WORK TO COMPLETE »
Write the lines out again, from the top of the material to the line containing "label='Q7,10', zorder=3)", pictures excluded.

>> START

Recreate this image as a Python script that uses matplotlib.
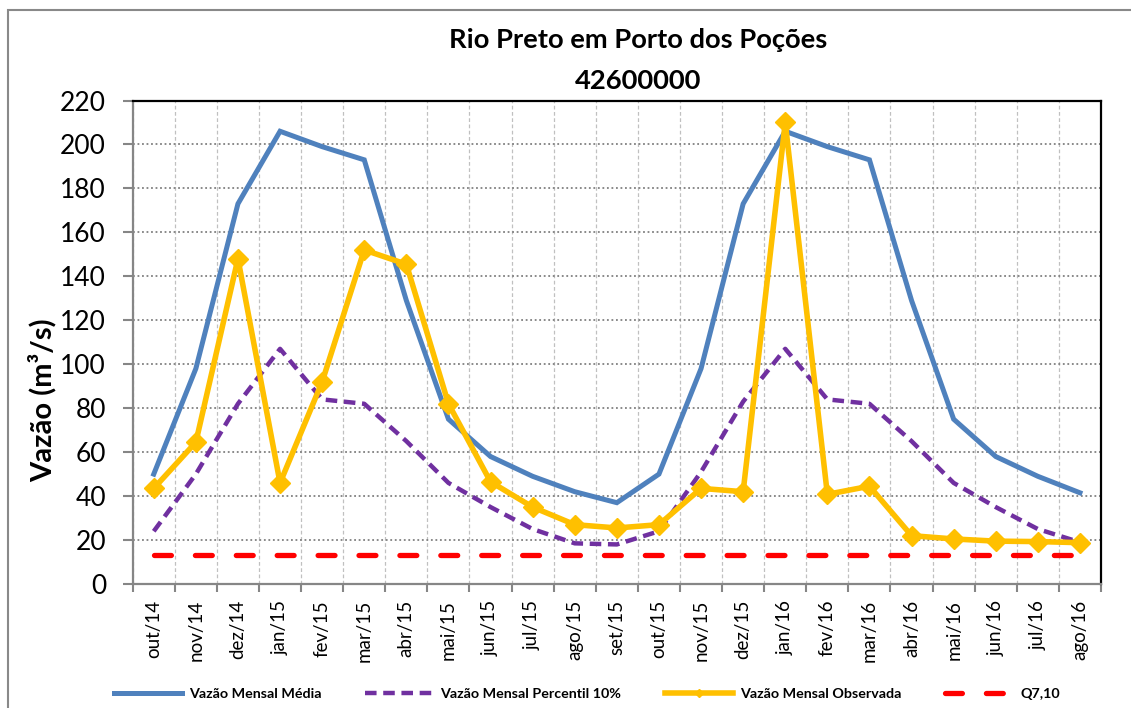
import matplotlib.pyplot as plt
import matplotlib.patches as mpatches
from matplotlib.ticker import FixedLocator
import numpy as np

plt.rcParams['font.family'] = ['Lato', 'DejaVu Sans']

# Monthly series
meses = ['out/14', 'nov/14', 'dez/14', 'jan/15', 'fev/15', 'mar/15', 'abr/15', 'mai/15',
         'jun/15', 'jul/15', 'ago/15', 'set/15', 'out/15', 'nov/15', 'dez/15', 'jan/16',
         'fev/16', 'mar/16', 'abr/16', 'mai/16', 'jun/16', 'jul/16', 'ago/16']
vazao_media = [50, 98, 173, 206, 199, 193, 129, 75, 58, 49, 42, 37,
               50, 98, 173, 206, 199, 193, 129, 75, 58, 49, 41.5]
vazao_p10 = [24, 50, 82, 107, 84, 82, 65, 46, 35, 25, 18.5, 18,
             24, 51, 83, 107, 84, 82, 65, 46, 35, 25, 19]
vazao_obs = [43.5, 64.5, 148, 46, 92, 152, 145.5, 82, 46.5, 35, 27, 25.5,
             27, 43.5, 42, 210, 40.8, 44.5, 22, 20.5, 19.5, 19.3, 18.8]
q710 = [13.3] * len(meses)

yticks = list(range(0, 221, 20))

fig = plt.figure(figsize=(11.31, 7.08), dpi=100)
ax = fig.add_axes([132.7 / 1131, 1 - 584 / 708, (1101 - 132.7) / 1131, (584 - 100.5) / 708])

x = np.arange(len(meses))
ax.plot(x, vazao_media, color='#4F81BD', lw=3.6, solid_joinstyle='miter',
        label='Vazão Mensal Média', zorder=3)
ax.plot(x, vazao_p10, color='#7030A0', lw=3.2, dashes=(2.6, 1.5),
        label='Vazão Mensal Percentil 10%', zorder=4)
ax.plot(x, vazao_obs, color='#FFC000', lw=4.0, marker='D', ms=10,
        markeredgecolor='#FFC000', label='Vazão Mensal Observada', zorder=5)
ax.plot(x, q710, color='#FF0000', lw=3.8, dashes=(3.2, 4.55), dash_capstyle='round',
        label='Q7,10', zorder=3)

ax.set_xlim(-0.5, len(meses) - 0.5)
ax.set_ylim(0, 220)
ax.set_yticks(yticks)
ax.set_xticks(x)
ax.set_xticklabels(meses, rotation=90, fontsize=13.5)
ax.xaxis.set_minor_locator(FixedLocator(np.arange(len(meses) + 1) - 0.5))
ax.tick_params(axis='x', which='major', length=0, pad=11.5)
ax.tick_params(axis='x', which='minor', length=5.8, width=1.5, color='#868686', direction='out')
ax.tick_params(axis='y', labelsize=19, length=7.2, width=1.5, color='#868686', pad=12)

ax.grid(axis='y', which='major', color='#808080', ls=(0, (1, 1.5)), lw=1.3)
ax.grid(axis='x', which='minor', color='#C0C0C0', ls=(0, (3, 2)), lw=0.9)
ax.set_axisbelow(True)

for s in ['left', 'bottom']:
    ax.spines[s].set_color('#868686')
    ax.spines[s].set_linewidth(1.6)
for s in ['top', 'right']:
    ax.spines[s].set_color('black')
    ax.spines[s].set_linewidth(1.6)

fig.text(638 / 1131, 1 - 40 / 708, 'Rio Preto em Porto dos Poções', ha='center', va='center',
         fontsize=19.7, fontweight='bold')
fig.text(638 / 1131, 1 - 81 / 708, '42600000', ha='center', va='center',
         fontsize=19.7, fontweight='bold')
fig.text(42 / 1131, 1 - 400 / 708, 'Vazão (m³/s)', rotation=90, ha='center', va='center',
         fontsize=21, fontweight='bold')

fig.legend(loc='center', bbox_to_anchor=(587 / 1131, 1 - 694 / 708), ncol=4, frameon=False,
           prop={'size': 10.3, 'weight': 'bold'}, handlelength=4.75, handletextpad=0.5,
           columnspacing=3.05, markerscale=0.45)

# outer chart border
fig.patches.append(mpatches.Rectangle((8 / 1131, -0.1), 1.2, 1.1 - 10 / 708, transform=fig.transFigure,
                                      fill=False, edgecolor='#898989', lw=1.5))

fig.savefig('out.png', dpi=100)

>> END

FINAL RESULT »
Recreate this image as a Python script that uses matplotlib.
import matplotlib.pyplot as plt
import matplotlib.patches as mpatches
from matplotlib.ticker import FixedLocator
import numpy as np

plt.rcParams['font.family'] = ['Lato', 'DejaVu Sans']

# Monthly series
meses = ['out/14', 'nov/14', 'dez/14', 'jan/15', 'fev/15', 'mar/15', 'abr/15', 'mai/15',
         'jun/15', 'jul/15', 'ago/15', 'set/15', 'out/15', 'nov/15', 'dez/15', 'jan/16',
         'fev/16', 'mar/16', 'abr/16', 'mai/16', 'jun/16', 'jul/16', 'ago/16']
vazao_media = [50, 98, 173, 206, 199, 193, 129, 75, 58, 49, 42, 37,
               50, 98, 173, 206, 199, 193, 129, 75, 58, 49, 41.5]
vazao_p10 = [24, 50, 82, 107, 84, 82, 65, 46, 35, 25, 18.5, 18,
             24, 51, 83, 107, 84, 82, 65, 46, 35, 25, 19]
vazao_obs = [43.5, 64.5, 148, 46, 92, 152, 145.5, 82, 46.5, 35, 27, 25.5,
             27, 43.5, 42, 210, 40.8, 44.5, 22, 20.5, 19.5, 19.3, 18.8]
q710 = [13.3] * len(meses)

yticks = list(range(0, 221, 20))

fig = plt.figure(figsize=(11.31, 7.08), dpi=100)
ax = fig.add_axes([132.7 / 1131, 1 - 584 / 708, (1101 - 132.7) / 1131, (584 - 100.5) / 708])

x = np.arange(len(meses))
ax.plot(x, vazao_media, color='#4F81BD', lw=3.6, solid_joinstyle='miter',
        label='Vazão Mensal Média', zorder=3)
ax.plot(x, vazao_p10, color='#7030A0', lw=3.2, dashes=(2.6, 1.5),
        label='Vazão Mensal Percentil 10%', zorder=4)
ax.plot(x, vazao_obs, color='#FFC000', lw=4.0, marker='D', ms=10,
        markeredgecolor='#FFC000', label='Vazão Mensal Observada', zorder=5)
ax.plot(x, q710, color='#FF0000', lw=3.8, dashes=(3.2, 4.55), dash_capstyle='round',
        label='Q7,10', zorder=3)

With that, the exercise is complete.